WYSOKA PRZEGRANA TABAGHUI
Znany polskim kibicom Szwed, Karlo Tabaghua (18-4, 13 KO) dosłownie przed godziną stoczył na gali w rosyjskim Czelabińsku pojedynek z niepokonanym Antonem Novikowem (26-0, 10 KO). 28-letni mieszkaniec Sztokholmu w walce był bezradny i uległ Rosjaninowi wysoko na punkty (120-109, 120-108 oraz 120-107). Stawką tego starcia był wakujący tytuł WBC Silver kategorii półśredniej.
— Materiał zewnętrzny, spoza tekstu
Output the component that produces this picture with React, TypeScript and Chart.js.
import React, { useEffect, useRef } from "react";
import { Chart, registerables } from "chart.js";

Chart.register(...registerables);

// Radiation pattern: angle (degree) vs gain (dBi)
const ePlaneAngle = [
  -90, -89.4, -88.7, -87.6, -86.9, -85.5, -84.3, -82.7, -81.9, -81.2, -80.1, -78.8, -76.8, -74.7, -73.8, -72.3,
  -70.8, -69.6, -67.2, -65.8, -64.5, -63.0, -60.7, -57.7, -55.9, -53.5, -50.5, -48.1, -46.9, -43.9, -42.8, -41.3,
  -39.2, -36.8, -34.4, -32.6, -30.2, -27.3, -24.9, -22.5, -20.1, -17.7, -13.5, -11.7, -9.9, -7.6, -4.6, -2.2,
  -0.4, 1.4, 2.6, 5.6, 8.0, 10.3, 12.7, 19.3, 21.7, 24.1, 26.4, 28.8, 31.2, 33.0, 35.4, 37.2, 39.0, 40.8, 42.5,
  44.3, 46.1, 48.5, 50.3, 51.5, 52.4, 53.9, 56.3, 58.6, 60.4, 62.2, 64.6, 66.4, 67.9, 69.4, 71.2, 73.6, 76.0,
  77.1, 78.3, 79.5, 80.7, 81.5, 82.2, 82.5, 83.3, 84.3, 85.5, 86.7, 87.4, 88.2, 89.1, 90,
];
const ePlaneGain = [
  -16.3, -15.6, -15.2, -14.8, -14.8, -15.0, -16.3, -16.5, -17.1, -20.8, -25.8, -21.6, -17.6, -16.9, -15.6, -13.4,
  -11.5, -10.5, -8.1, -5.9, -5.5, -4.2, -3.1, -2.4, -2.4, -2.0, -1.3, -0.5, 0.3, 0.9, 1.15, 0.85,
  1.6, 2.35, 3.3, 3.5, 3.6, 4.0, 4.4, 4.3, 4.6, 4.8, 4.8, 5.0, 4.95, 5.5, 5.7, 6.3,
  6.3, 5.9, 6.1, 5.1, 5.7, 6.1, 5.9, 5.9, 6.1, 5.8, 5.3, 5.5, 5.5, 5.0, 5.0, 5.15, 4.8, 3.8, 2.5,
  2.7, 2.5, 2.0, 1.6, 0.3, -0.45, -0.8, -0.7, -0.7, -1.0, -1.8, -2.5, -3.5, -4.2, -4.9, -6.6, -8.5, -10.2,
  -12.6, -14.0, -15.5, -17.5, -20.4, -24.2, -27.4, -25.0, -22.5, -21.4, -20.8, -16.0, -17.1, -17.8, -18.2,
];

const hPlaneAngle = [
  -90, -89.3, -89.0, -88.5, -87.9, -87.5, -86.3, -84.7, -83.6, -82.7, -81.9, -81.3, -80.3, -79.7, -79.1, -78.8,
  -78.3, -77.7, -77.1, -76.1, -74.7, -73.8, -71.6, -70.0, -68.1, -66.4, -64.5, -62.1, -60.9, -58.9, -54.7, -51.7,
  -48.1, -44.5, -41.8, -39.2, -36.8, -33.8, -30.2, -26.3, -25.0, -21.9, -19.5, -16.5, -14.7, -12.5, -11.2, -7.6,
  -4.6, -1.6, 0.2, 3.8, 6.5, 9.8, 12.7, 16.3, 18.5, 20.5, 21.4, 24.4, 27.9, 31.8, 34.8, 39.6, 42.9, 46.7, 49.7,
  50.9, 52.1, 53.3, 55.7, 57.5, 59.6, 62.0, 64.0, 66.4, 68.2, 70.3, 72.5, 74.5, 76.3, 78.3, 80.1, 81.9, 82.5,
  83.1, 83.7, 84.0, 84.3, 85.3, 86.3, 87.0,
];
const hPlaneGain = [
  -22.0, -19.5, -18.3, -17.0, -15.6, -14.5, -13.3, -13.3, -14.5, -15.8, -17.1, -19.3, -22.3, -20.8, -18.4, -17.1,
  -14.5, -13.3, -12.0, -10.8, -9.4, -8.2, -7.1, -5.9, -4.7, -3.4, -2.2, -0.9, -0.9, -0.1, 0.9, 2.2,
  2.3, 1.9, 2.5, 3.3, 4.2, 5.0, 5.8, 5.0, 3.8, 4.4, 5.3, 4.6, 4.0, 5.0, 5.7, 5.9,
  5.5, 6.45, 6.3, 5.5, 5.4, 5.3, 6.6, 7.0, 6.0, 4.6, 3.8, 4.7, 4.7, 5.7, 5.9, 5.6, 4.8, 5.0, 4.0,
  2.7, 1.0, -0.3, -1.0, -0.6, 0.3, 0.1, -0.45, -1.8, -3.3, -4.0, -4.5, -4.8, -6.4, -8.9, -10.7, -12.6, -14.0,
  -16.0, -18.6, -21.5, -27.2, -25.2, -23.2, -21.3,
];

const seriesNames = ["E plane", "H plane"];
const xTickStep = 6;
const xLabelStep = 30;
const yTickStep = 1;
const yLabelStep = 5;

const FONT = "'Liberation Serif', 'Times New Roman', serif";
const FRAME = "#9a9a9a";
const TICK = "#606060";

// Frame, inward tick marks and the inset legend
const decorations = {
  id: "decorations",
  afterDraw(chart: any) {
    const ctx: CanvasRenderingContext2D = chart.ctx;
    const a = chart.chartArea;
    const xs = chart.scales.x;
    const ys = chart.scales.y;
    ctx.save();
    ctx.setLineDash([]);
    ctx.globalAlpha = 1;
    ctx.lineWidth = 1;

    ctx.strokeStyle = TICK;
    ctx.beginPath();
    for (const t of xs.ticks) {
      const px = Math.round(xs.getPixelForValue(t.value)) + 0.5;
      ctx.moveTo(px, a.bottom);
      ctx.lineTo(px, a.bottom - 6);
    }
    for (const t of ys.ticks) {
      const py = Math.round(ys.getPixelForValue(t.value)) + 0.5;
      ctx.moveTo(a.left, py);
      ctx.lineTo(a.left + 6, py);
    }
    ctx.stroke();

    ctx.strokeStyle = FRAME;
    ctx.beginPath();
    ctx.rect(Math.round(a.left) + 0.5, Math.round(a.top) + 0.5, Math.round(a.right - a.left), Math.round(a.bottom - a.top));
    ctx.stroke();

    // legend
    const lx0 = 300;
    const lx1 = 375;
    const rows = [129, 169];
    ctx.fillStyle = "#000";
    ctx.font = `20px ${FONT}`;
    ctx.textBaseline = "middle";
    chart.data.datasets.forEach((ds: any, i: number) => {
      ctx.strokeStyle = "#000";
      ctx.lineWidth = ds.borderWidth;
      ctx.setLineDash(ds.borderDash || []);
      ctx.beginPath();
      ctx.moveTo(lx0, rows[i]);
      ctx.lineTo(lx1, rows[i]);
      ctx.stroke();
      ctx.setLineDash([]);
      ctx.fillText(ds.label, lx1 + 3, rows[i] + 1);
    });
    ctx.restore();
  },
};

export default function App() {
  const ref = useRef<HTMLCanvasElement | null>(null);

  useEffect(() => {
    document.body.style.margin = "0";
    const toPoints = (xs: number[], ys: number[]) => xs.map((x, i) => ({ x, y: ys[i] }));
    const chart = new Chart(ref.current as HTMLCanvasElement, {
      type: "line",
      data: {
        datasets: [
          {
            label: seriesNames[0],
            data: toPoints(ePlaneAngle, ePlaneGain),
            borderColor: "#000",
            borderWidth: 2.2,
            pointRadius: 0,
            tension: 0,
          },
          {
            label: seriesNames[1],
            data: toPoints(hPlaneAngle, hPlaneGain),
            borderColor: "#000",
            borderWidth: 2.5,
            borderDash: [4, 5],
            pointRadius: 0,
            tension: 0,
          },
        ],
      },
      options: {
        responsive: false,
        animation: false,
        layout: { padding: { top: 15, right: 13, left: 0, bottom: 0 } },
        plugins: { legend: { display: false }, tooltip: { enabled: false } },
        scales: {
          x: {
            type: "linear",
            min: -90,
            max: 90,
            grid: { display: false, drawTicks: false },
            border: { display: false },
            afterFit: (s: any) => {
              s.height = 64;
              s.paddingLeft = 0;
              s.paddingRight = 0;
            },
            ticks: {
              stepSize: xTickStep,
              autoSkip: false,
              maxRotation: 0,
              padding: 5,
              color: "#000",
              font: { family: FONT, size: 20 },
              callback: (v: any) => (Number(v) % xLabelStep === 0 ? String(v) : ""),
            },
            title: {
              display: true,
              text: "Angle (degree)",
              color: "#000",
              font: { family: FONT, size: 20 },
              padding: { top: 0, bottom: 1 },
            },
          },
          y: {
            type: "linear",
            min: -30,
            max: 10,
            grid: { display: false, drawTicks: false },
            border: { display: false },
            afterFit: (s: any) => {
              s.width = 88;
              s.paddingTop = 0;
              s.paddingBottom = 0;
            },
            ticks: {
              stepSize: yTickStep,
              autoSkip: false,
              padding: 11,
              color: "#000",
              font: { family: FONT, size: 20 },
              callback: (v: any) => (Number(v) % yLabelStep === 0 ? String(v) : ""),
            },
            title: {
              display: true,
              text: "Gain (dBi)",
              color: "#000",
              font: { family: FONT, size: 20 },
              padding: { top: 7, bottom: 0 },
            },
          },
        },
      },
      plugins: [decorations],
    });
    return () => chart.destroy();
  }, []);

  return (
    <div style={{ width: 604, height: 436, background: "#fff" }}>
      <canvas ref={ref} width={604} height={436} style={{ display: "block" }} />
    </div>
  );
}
Tabaghua kilkakrotnie boksował na galach w Polsce, walcząc również z naszymi zawodnikami. Ostatnim pięściarzem znad Wisły, który w ringu skrzyżował rękawice ze Szwedem był Piotr Wilczewski. W grudniu 2010 roku "Wilk" wypunktował 28-latka i zdobył interkontynentalny pas IBO wagi super średniej. Po tym starciu Tabaghua zrzucił kilka kilogramów i w powrocie zmalował sporą niespodziankę, pokonując Jacksona Onsei Bonsu. Kilka lat wcześniej Szwedzki pięściarz zawalczył o mlodzieżowe mistrzostwo Świata IBF z Danielem Urbańskim, przegrywając po bardzo kontrowersyjnym werdykcie sędziowskim.